Closed rousik closed 3 years ago

rousik commented 3 years ago

Right now every ETL is effectively run from scratch. With prefect we can gain caching benefits where task results and potentially pre-calculated data frames/tables can be stored. Right now, the caching is somewhat crude and you can either turn it on or off but there's very little control about how different runs will interact with the cache.

I'm thinking that perhaps the simplest approach (from ease-of-use perspective) would be to introduce --rerun $run_uuid flag, which will attempt to resume previous run identified by the $run_uuid.

If this flag is not set, ETL would generate random uuid every time it is run and will point cache directories to some $cache_root/$uuid. When --rerun is set, the caching directories will point to the same place and pick up whatever has been cached by the previous run.

Right now, prefect result caching is using default path .prefect/results and DataFrameCollection caches under $pudl_in/prefect-task-cache. Ideally, both of these would point to a similar location (either local disk or gcs path), perhaps $cache_root/$run_uuid/prefect-results and $cache_root/$run_uuid/data-frame-cache.

We may also consider storing the settings.yml file here as well such that --rerun won't need to know what was used with the first run.

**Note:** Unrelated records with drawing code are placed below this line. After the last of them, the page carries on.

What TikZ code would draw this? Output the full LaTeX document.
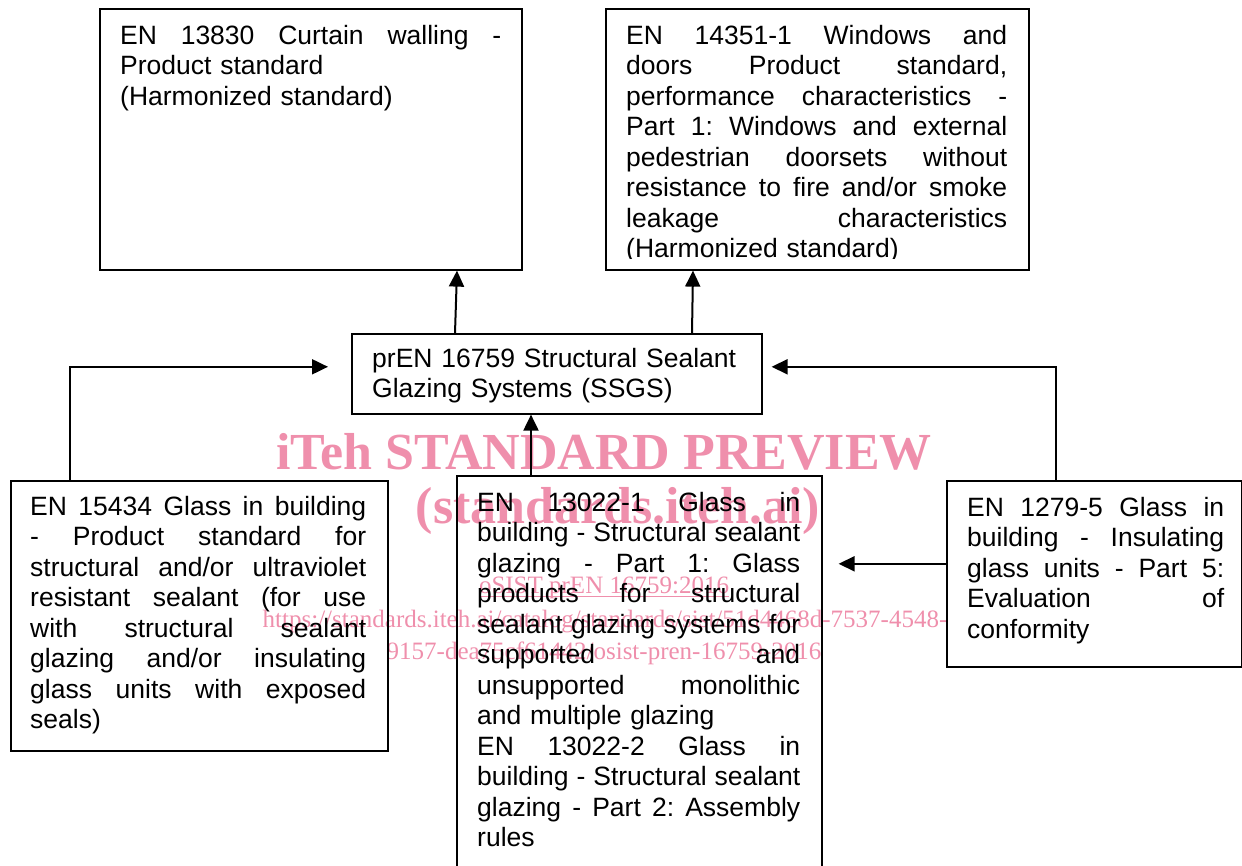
\documentclass[tikz,border=0pt]{standalone}
\usepackage{fontspec}
\setmainfont{Liberation Sans}
\newfontfamily\wmfont{Liberation Serif}
\usetikzlibrary{arrows.meta,calc}

\definecolor{wmpink}{RGB}{239,143,172}

% first-line strut so every text block hangs from a fixed baseline
\newcommand{\fl}{\rule{0pt}{24pt}}
% one fully justified line of a given width
\newcommand{\jl}[2]{\makebox[#1][s]{\spaceskip=0pt\xspaceskip=0pt #2}}

\begin{document}
\begin{tikzpicture}[x=1pt,y=-1pt,
  box/.style={draw, line width=1.6pt, rectangle, inner sep=0pt, anchor=north west},
  txt/.style={anchor=north west, inner sep=0pt,
              font=\fontsize{26.5}{30.5}\selectfont\frenchspacing},
  arr/.style={line width=2pt, -{Triangle[length=16pt,width=15pt]}},
  wmbig/.style={text=wmpink, inner sep=0pt, font=\wmfont\bfseries\fontsize{52}{60}\selectfont},
  wmsmall/.style={text=wmpink, inner sep=0pt, font=\wmfont\fontsize{25}{30}\selectfont}]

\useasboundingbox (0,0) rectangle (1242,865);

% watermark, behind everything
\node[wmbig] (wmA) at (604,452) {iTeh STANDARD PREVIEW};
\node[wmbig] (wmB) at (618,511) {(standards.iteh.ai)};
\node[wmsmall] (wmC) at (604,588) {oSIST prEN 16759:2016};
\draw[wmpink, line width=1.3pt] ([yshift=-3pt]wmC.base west) -- ([yshift=-3pt]wmC.base east);
\node[wmsmall] (wmD) at (605,622) {https://standards.iteh.ai/catalog/standards/sist/51d4468d-7537-4548-};
\node[wmsmall] (wmE) at (604,653) {9157-dea75cf61442/osist-pren-16759-2016};

% frames
\node[box, minimum width=422pt, minimum height=261pt] (A) at (99,8) {};
\node[box, minimum width=423pt, minimum height=261pt] (B) at (605,8) {};
\node[box, minimum width=410pt, minimum height=80pt]  (C) at (351,333) {};
\node[box, minimum width=377pt, minimum height=270pt] (D) at (10,480) {};
\node[box, minimum width=365pt, minimum height=420pt] (E) at (456,475) {};
\node[box, minimum width=295pt, minimum height=186pt] (F) at (946,480) {};

% texts
\node[txt, text width=381pt] (At) at (120,20) {%
\fl\jl{381pt}{EN 13830 Curtain walling -}\\
Product standard\\
(Harmonized standard)};

\begin{scope}
\clip (605,8) rectangle (1028,258);
\node[txt, text width=381pt] (Bt) at (626,20) {%
\fl\jl{381pt}{EN 14351-1 Windows and}\\
\jl{381pt}{doors Product standard,}\\
\jl{381pt}{performance characteristics -}\\
\jl{381pt}{Part 1: Windows and external}\\
\jl{381pt}{pedestrian doorsets without}\\
\jl{381pt}{resistance to fire and/or smoke}\\
\jl{381pt}{leakage characteristics}\\
(Harmonized standard)};
\end{scope}

\node[txt, text width=380pt] (Ct) at (372,343) {%
\fl prEN 16759 Structural Sealant\\
Glazing Systems (SSGS)};

\node[txt, text width=336pt] (Dt) at (30,491) {%
\fl\jl{336pt}{EN 15434 Glass in building}\\
\jl{336pt}{- Product standard for}\\
\jl{336pt}{structural and/or ultraviolet}\\
\jl{336pt}{resistant sealant (for use}\\
\jl{336pt}{with structural sealant}\\
\jl{336pt}{glazing and/or insulating}\\
\jl{336pt}{glass units with exposed}\\
seals)};

\node[txt, text width=323pt] (Et) at (477,487) {%
\fl\jl{323pt}{EN 13022-1 Glass in}\\
\jl{323pt}{building - Structural sealant}\\
\jl{323pt}{glazing - Part 1: Glass}\\
\jl{323pt}{products for structural}\\
\jl{323pt}{sealant glazing systems for}\\
\jl{323pt}{supported and}\\
\jl{323pt}{unsupported monolithic}\\
and multiple glazing\\
\jl{323pt}{EN 13022-2 Glass in}\\
\jl{323pt}{building - Structural sealant}\\
\jl{323pt}{glazing - Part 2: Assembly}\\
rules};

\node[txt, text width=257pt] (Ft) at (967,492) {%
\fl\jl{257pt}{EN 1279-5 Glass in}\\
\jl{257pt}{building - Insulating}\\
\jl{257pt}{glass units - Part 5:}\\
\jl{257pt}{Evaluation of}\\
conformity};

% connector end points
\coordinate (Cl) at ([xshift=-23pt,yshift=7pt]C.west);
\coordinate (Cr) at ([xshift=9pt,yshift=7pt]C.east);
\coordinate (Fo) at ([yshift=10pt]F.west);
\coordinate (Ei) at ([xshift=16pt]E.east |- Fo);

% connectors
\draw[arr] ([xshift=104pt]C.north west) -- ([xshift=358pt]A.south west);
\draw[arr] ([xshift=341pt]C.north west) -- ([xshift=88pt]B.south west);
\draw[arr] ([xshift=75pt]E.north west) -- ([xshift=75pt]E.north west |- C.south);
\draw[arr] ([xshift=60pt]D.north west) |- (Cl);
\draw[arr] ([xshift=110pt]F.north west) |- (Cr);
\draw[arr] (Fo) -- (Ei);

\end{tikzpicture}
\end{document}
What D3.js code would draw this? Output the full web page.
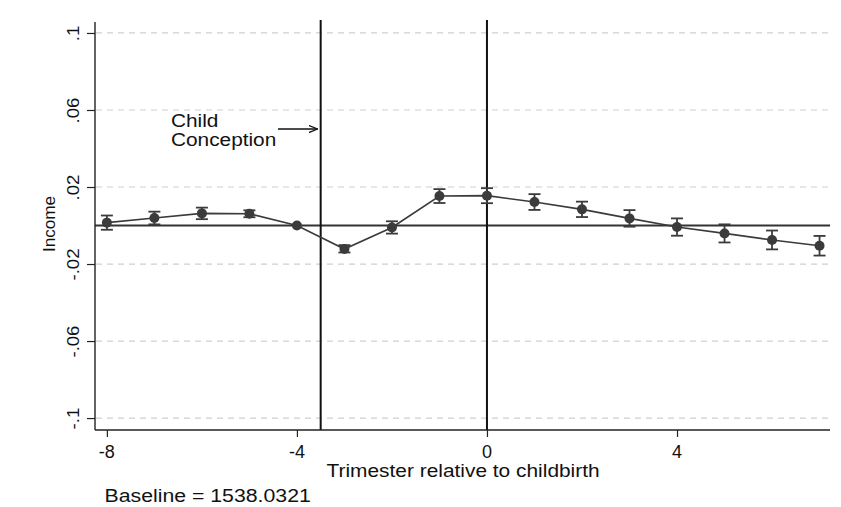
<!DOCTYPE html>
<html>
<head>
<meta charset="utf-8">
<script src="https://cdn.jsdelivr.net/npm/d3@7/dist/d3.min.js"></script>
<style>
  html, body { margin: 0; padding: 0; background: #fff; }
  svg { display: block; font-family: "Liberation Sans", Arial, sans-serif; }
</style>
</head>
<body>
<svg id="chart" width="841" height="507"></svg>
<script>
// Event-study estimates: income relative to trimester -4 (reference period)
const trimesters = [-8, -7, -6, -5, -4, -3, -2, -1, 0, 1, 2, 3, 4, 5, 6, 7];
const estimates  = [0.0015, 0.0039, 0.0063, 0.0061, 0.0, -0.0122, -0.0010, 0.0153, 0.0155, 0.0122, 0.0084, 0.0037, -0.0008, -0.0041, -0.0075, -0.0105];
const ciLow      = [-0.0022, 0.0006, 0.0033, 0.0043, 0.0, -0.0140, -0.0042, 0.0117, 0.0116, 0.0081, 0.0044, -0.0006, -0.0053, -0.0088, -0.0124, -0.0156];
const ciHigh     = [0.0052, 0.0072, 0.0093, 0.0079, 0.0, -0.0102, 0.0022, 0.0189, 0.0194, 0.0163, 0.0124, 0.0080, 0.0037, 0.0006, -0.0026, -0.0054];
const yTicks = [0.1, 0.06, 0.02, -0.02, -0.06, -0.1];
const yTickLabels = [".1", ".06", ".02", "-.02", "-.06", "-.1"];
const xTicks = [-8, -4, 0, 4];
const xTickLabels = ["-8", "-4", "0", "4"];
const conceptionX = -3.5;
const birthX = 0;

const svg = d3.select("#chart");
const plotLeft = 95, plotRight = 830, plotTop = 22, plotBottom = 430;

const x = d3.scaleLinear().domain([-8.25, 7.22]).range([plotLeft, plotRight]);
const y = d3.scaleLinear().domain([-0.1062, 0.1057]).range([plotBottom, plotTop]);

const ink = "#3b3b3b";
const textInk = "#111";

// Text placed at (tx, ty), stretched along its baseline by `stretch`, optionally rotated
function label(parent, tx, ty, str, size, anchor, stretch, rotate) {
  return parent.append("text")
    .attr("transform", `translate(${tx},${ty})${rotate ? ` rotate(${rotate})` : ""} scale(${stretch},1)`)
    .attr("text-anchor", anchor)
    .attr("font-size", size)
    .attr("fill", textInk)
    .text(str);
}

// Dashed gridlines
svg.append("g").selectAll("line").data(yTicks).join("line")
  .attr("x1", plotLeft + 1).attr("x2", plotRight)
  .attr("y1", d => y(d)).attr("y2", d => y(d))
  .attr("stroke", "#cfcfcf").attr("stroke-width", 1.2)
  .attr("stroke-dasharray", "6,5");

// Zero reference line
svg.append("line")
  .attr("x1", plotLeft).attr("x2", plotRight)
  .attr("y1", y(0)).attr("y2", y(0))
  .attr("stroke", "#333").attr("stroke-width", 2);

// Vertical event lines
[conceptionX, birthX].forEach(v => {
  svg.append("line")
    .attr("x1", x(v)).attr("x2", x(v))
    .attr("y1", plotTop - 2).attr("y2", plotBottom)
    .attr("stroke", "#111").attr("stroke-width", 2);
});

// Y axis (tick marks from d3, labels rotated)
const yAxis = d3.axisLeft(y).tickValues(yTicks).tickFormat((d, i) => yTickLabels[i]).tickSize(8);
const gy = svg.append("g").attr("transform", `translate(${plotLeft},0)`).call(yAxis);
gy.select(".domain").attr("stroke", "#222").attr("stroke-width", 1.4).attr("d", `M0,${plotTop}V${plotBottom}`);
gy.selectAll(".tick line").attr("stroke", "#222").attr("stroke-width", 1.2);
gy.selectAll(".tick text")
  .attr("x", null).attr("y", null).attr("dy", null)
  .attr("text-anchor", "middle")
  .attr("font-size", 16).attr("font-family", "Liberation Sans, Arial, sans-serif")
  .attr("fill", textInk)
  .attr("transform", "translate(-16,0) rotate(-90) scale(1.16,1)");

// X axis: d3 draws the baseline and tick marks
const xAxis = d3.axisBottom(x).tickValues(xTicks).tickFormat("").tickSize(7);
const gx = svg.append("g").attr("transform", `translate(0,${plotBottom})`).call(xAxis);
gx.select(".domain").attr("stroke", "#222").attr("stroke-width", 1.4).attr("d", `M${plotLeft},0H${plotRight}`);
gx.selectAll(".tick line").attr("stroke", "#222").attr("stroke-width", 1.2);

// Connecting line
svg.append("path")
  .datum(trimesters.map((t, i) => [t, estimates[i]]))
  .attr("fill", "none").attr("stroke", ink).attr("stroke-width", 1.6)
  .attr("d", d3.line().x(d => x(d[0])).y(d => y(d[1])));

// Confidence intervals
const ciData = trimesters.map((t, i) => ({ t, lo: ciLow[i], hi: ciHigh[i] }))
  .filter(d => d.hi !== d.lo);
const ci = svg.append("g").attr("stroke", ink).attr("stroke-width", 1.8);
ci.selectAll(".v").data(ciData).join("line")
  .attr("x1", d => x(d.t)).attr("x2", d => x(d.t))
  .attr("y1", d => y(d.lo)).attr("y2", d => y(d.hi));
ci.selectAll(".lo").data(ciData).join("line")
  .attr("x1", d => x(d.t) - 6).attr("x2", d => x(d.t) + 6)
  .attr("y1", d => y(d.lo)).attr("y2", d => y(d.lo));
ci.selectAll(".hi").data(ciData).join("line")
  .attr("x1", d => x(d.t) - 6).attr("x2", d => x(d.t) + 6)
  .attr("y1", d => y(d.hi)).attr("y2", d => y(d.hi));

// Point estimates
svg.append("g").selectAll("circle").data(trimesters).join("circle")
  .attr("cx", d => x(d)).attr("cy", (d, i) => y(estimates[i]))
  .attr("r", 5).attr("fill", ink);

// Annotation
label(svg, 171, 127, "Child", 17.5, "start", 1.19);
label(svg, 171, 145.5, "Conception", 17.5, "start", 1.19);

svg.append("defs").append("marker")
  .attr("id", "arrow").attr("viewBox", "0 0 10 10")
  .attr("refX", 10).attr("refY", 5)
  .attr("markerWidth", 9).attr("markerHeight", 9)
  .attr("markerUnits", "userSpaceOnUse")
  .attr("orient", "auto")
  .append("path").attr("d", "M0,1 L10,5 L0,9").attr("fill", "none")
  .attr("stroke", "#111").attr("stroke-width", 1.4);
svg.append("line")
  .attr("x1", 278).attr("x2", x(conceptionX) - 3)
  .attr("y1", 129).attr("y2", 129)
  .attr("stroke", "#111").attr("stroke-width", 1.3)
  .attr("marker-end", "url(#arrow)");

// Axis titles
label(svg, 55, 224, "Income", 16.3, "middle", 1.05, -90);
label(svg, 326.5, 477, "Trimester relative to childbirth", 18.5, "start", 1.13);

// Note
label(svg, 104.5, 501.5, "Baseline = 1538.0321", 18.5, "start", 1.15);

// X tick labels, drawn last so nothing sits over them
const xLabels = svg.append("g").attr("class", "x-tick-labels")
  .attr("font-size", 18).attr("fill", textInk).attr("text-anchor", "middle");
xLabels.selectAll("text").data(xTicks).join("text")
  .attr("x", d => x(d)).attr("y", plotBottom + 27.5)
  .text((d, i) => xTickLabels[i]);
</script>
</body>
</html>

Using local disk for caching carries risk of using up all the available disk space. We could consider running cache cleanup before the ETL is started (e.g. wipe everything that has been modified before --max-cache-age or something like that)

zaneselvans commented 3 years ago

The idea here is to use it just for development / testing purposes right? Like we try and do a run, and it dies, and we change some code to fix the thing that broke, and start over from the last saved checkpoint? There isn't any way for us to know what code / data has changed upstream if everything is in the same repository is there?

I've been wondering whether it would eventually make sense to have each input dataset in its own repository as a kind of "plugin" for a skeletal PUDL ETL application. In which case we would know which specific code bases had changed upstream, and be able to re-use the cached outputs if nothing upstream had changed. But also this could just be delusions of grandeur on my part.

rousik commented 3 years ago

Yep, this is simply to have a simple user-interface to pipeline caching. If you run ETL and it fails, you can run it with --rerun specifying the same run_id and the pipeline will automatically pick up where it left off last time. This is probably going to be useful for both development and potentially recovering from production failures during data releases.

rousik commented 3 years ago

This is now implemented in the prefect branch.